-- start of Dataset excerpt --

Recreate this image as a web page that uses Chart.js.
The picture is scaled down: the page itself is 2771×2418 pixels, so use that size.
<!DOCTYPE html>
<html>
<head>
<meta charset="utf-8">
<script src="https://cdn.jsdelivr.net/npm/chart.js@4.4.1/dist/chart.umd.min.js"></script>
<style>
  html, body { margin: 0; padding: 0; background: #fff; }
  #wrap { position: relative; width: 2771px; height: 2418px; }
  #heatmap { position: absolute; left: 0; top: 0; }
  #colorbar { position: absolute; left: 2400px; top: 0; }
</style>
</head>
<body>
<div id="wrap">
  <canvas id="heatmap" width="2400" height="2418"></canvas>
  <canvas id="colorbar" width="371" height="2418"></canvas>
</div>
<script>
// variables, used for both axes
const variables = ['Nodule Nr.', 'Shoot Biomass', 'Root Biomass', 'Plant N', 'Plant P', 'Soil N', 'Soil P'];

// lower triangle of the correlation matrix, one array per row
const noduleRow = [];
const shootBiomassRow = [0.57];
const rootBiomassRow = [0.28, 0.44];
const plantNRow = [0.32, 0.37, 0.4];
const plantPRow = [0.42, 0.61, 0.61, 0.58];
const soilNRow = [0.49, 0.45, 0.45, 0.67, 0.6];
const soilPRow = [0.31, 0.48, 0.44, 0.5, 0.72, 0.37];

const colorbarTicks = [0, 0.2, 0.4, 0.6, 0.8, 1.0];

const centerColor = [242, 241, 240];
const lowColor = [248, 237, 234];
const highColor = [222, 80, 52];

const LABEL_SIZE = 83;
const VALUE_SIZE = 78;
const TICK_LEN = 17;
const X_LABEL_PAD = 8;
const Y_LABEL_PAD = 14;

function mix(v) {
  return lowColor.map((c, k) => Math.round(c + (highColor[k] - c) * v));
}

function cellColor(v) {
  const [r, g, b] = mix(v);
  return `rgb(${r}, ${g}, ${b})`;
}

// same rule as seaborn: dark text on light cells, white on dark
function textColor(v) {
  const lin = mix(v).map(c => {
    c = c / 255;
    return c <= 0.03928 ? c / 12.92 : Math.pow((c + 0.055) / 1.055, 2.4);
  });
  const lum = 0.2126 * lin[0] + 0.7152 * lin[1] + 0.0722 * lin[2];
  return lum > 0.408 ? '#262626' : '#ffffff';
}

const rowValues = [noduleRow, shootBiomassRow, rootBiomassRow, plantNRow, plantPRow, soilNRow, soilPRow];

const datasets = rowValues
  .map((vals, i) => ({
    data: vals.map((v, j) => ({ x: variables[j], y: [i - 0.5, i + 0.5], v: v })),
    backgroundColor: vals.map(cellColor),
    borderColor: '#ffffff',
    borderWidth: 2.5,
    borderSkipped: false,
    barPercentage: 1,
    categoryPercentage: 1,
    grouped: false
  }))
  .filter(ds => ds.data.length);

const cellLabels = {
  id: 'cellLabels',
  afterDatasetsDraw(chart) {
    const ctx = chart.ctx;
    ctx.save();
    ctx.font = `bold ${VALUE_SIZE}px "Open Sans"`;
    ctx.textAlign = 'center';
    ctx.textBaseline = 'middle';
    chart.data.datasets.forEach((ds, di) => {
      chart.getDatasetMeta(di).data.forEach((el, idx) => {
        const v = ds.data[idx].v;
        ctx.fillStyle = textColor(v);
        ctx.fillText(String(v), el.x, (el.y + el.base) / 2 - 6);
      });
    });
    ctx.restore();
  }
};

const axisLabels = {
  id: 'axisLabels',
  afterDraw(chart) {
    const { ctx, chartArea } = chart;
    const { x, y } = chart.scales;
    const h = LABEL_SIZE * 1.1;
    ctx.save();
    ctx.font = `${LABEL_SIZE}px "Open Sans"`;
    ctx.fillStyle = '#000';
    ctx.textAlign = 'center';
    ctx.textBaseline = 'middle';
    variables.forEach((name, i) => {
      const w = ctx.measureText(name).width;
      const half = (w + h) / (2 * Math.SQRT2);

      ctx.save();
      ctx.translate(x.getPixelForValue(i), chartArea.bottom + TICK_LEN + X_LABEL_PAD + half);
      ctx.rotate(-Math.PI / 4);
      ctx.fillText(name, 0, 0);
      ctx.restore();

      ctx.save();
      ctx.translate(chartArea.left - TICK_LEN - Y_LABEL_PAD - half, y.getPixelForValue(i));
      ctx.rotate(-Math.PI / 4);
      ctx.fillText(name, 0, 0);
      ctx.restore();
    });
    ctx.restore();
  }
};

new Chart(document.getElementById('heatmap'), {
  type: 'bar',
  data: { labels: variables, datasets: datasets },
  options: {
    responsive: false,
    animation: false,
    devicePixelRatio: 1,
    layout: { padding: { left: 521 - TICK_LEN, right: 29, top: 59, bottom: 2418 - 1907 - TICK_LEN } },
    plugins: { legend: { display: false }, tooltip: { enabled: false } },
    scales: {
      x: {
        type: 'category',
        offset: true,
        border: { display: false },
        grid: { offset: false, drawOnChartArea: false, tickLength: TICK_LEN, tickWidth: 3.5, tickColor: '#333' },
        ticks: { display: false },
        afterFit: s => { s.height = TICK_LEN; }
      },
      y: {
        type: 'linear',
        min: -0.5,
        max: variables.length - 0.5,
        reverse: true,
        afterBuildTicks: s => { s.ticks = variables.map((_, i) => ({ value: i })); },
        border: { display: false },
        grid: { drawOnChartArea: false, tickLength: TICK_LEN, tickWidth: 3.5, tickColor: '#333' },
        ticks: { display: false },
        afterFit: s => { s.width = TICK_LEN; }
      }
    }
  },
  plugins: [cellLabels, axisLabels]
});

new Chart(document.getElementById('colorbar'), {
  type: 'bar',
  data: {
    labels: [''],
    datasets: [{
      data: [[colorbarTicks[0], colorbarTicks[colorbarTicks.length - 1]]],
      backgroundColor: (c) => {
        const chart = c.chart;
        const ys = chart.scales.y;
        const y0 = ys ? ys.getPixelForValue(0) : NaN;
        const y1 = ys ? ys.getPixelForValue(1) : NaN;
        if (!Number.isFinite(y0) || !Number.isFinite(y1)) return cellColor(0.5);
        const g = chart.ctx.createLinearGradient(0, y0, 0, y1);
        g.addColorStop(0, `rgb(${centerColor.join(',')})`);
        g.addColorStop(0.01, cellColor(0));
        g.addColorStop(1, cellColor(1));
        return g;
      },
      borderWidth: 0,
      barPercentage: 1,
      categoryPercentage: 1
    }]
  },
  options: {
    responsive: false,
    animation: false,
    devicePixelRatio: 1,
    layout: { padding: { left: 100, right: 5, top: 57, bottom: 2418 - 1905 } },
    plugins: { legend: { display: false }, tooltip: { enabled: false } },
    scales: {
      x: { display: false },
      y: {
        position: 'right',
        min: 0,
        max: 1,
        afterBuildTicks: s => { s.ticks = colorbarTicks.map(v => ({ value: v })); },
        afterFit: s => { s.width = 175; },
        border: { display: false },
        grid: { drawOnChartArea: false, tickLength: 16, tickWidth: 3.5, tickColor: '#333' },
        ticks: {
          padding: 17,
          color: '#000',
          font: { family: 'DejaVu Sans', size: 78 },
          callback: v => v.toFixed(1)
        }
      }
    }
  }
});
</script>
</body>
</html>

-- end of Dataset excerpt --

**Work to be completed**
Can you give every line above again, exactly as written?

**Result of this task**
Recreate this image as a web page that uses Chart.js.
The picture is scaled down: the page itself is 2771×2418 pixels, so use that size.
<!DOCTYPE html>
<html>
<head>
<meta charset="utf-8">
<script src="https://cdn.jsdelivr.net/npm/chart.js@4.4.1/dist/chart.umd.min.js"></script>
<style>
  html, body { margin: 0; padding: 0; background: #fff; }
  #wrap { position: relative; width: 2771px; height: 2418px; }
  #heatmap { position: absolute; left: 0; top: 0; }
  #colorbar { position: absolute; left: 2400px; top: 0; }
</style>
</head>
<body>
<div id="wrap">
  <canvas id="heatmap" width="2400" height="2418"></canvas>
  <canvas id="colorbar" width="371" height="2418"></canvas>
</div>
<script>
// variables, used for both axes
const variables = ['Nodule Nr.', 'Shoot Biomass', 'Root Biomass', 'Plant N', 'Plant P', 'Soil N', 'Soil P'];

// lower triangle of the correlation matrix, one array per row
const noduleRow = [];
const shootBiomassRow = [0.57];
const rootBiomassRow = [0.28, 0.44];
const plantNRow = [0.32, 0.37, 0.4];
const plantPRow = [0.42, 0.61, 0.61, 0.58];
const soilNRow = [0.49, 0.45, 0.45, 0.67, 0.6];
const soilPRow = [0.31, 0.48, 0.44, 0.5, 0.72, 0.37];

const colorbarTicks = [0, 0.2, 0.4, 0.6, 0.8, 1.0];

const centerColor = [242, 241, 240];
const lowColor = [248, 237, 234];
const highColor = [222, 80, 52];

const LABEL_SIZE = 83;
const VALUE_SIZE = 78;
const TICK_LEN = 17;
const X_LABEL_PAD = 8;
const Y_LABEL_PAD = 14;

function mix(v) {
  return lowColor.map((c, k) => Math.round(c + (highColor[k] - c) * v));
}

function cellColor(v) {
  const [r, g, b] = mix(v);
  return `rgb(${r}, ${g}, ${b})`;
}

// same rule as seaborn: dark text on light cells, white on dark
function textColor(v) {
  const lin = mix(v).map(c => {
    c = c / 255;
    return c <= 0.03928 ? c / 12.92 : Math.pow((c + 0.055) / 1.055, 2.4);
  });
  const lum = 0.2126 * lin[0] + 0.7152 * lin[1] + 0.0722 * lin[2];
  return lum > 0.408 ? '#262626' : '#ffffff';
}

const rowValues = [noduleRow, shootBiomassRow, rootBiomassRow, plantNRow, plantPRow, soilNRow, soilPRow];

const datasets = rowValues
  .map((vals, i) => ({
    data: vals.map((v, j) => ({ x: variables[j], y: [i - 0.5, i + 0.5], v: v })),
    backgroundColor: vals.map(cellColor),
    borderColor: '#ffffff',
    borderWidth: 2.5,
    borderSkipped: false,
    barPercentage: 1,
    categoryPercentage: 1,
    grouped: false
  }))
  .filter(ds => ds.data.length);

const cellLabels = {
  id: 'cellLabels',
  afterDatasetsDraw(chart) {
    const ctx = chart.ctx;
    ctx.save();
    ctx.font = `bold ${VALUE_SIZE}px "Open Sans"`;
    ctx.textAlign = 'center';
    ctx.textBaseline = 'middle';
    chart.data.datasets.forEach((ds, di) => {
      chart.getDatasetMeta(di).data.forEach((el, idx) => {
        const v = ds.data[idx].v;
        ctx.fillStyle = textColor(v);
        ctx.fillText(String(v), el.x, (el.y + el.base) / 2 - 6);
      });
    });
    ctx.restore();
  }
};

const axisLabels = {
  id: 'axisLabels',
  afterDraw(chart) {
    const { ctx, chartArea } = chart;
    const { x, y } = chart.scales;
    const h = LABEL_SIZE * 1.1;
    ctx.save();
    ctx.font = `${LABEL_SIZE}px "Open Sans"`;
    ctx.fillStyle = '#000';
    ctx.textAlign = 'center';
    ctx.textBaseline = 'middle';
    variables.forEach((name, i) => {
      const w = ctx.measureText(name).width;
      const half = (w + h) / (2 * Math.SQRT2);

      ctx.save();
      ctx.translate(x.getPixelForValue(i), chartArea.bottom + TICK_LEN + X_LABEL_PAD + half);
      ctx.rotate(-Math.PI / 4);
      ctx.fillText(name, 0, 0);
      ctx.restore();

      ctx.save();
      ctx.translate(chartArea.left - TICK_LEN - Y_LABEL_PAD - half, y.getPixelForValue(i));
      ctx.rotate(-Math.PI / 4);
      ctx.fillText(name, 0, 0);
      ctx.restore();
    });
    ctx.restore();
  }
};

new Chart(document.getElementById('heatmap'), {
  type: 'bar',
  data: { labels: variables, datasets: datasets },
  options: {
    responsive: false,
    animation: false,
    devicePixelRatio: 1,
    layout: { padding: { left: 521 - TICK_LEN, right: 29, top: 59, bottom: 2418 - 1907 - TICK_LEN } },
    plugins: { legend: { display: false }, tooltip: { enabled: false } },
    scales: {
      x: {
        type: 'category',
        offset: true,
        border: { display: false },
        grid: { offset: false, drawOnChartArea: false, tickLength: TICK_LEN, tickWidth: 3.5, tickColor: '#333' },
        ticks: { display: false },
        afterFit: s => { s.height = TICK_LEN; }
      },
      y: {
        type: 'linear',
        min: -0.5,
        max: variables.length - 0.5,
        reverse: true,
        afterBuildTicks: s => { s.ticks = variables.map((_, i) => ({ value: i })); },
        border: { display: false },
        grid: { drawOnChartArea: false, tickLength: TICK_LEN, tickWidth: 3.5, tickColor: '#333' },
        ticks: { display: false },
        afterFit: s => { s.width = TICK_LEN; }
      }
    }
  },
  plugins: [cellLabels, axisLabels]
});

new Chart(document.getElementById('colorbar'), {
  type: 'bar',
  data: {
    labels: [''],
    datasets: [{
      data: [[colorbarTicks[0], colorbarTicks[colorbarTicks.length - 1]]],
      backgroundColor: (c) => {
        const chart = c.chart;
        const ys = chart.scales.y;
        const y0 = ys ? ys.getPixelForValue(0) : NaN;
        const y1 = ys ? ys.getPixelForValue(1) : NaN;
        if (!Number.isFinite(y0) || !Number.isFinite(y1)) return cellColor(0.5);
        const g = chart.ctx.createLinearGradient(0, y0, 0, y1);
        g.addColorStop(0, `rgb(${centerColor.join(',')})`);
        g.addColorStop(0.01, cellColor(0));
        g.addColorStop(1, cellColor(1));
        return g;
      },
      borderWidth: 0,
      barPercentage: 1,
      categoryPercentage: 1
    }]
  },
  options: {
    responsive: false,
    animation: false,
    devicePixelRatio: 1,
    layout: { padding: { left: 100, right: 5, top: 57, bottom: 2418 - 1905 } },
    plugins: { legend: { display: false }, tooltip: { enabled: false } },
    scales: {
      x: { display: false },
      y: {
        position: 'right',
        min: 0,
        max: 1,
        afterBuildTicks: s => { s.ticks = colorbarTicks.map(v => ({ value: v })); },
        afterFit: s => { s.width = 175; },
        border: { display: false },
        grid: { drawOnChartArea: false, tickLength: 16, tickWidth: 3.5, tickColor: '#333' },
        ticks: {
          padding: 17,
          color: '#000',
          font: { family: 'DejaVu Sans', size: 78 },
          callback: v => v.toFixed(1)
        }
      }
    }
  }
});
</script>
</body>
</html>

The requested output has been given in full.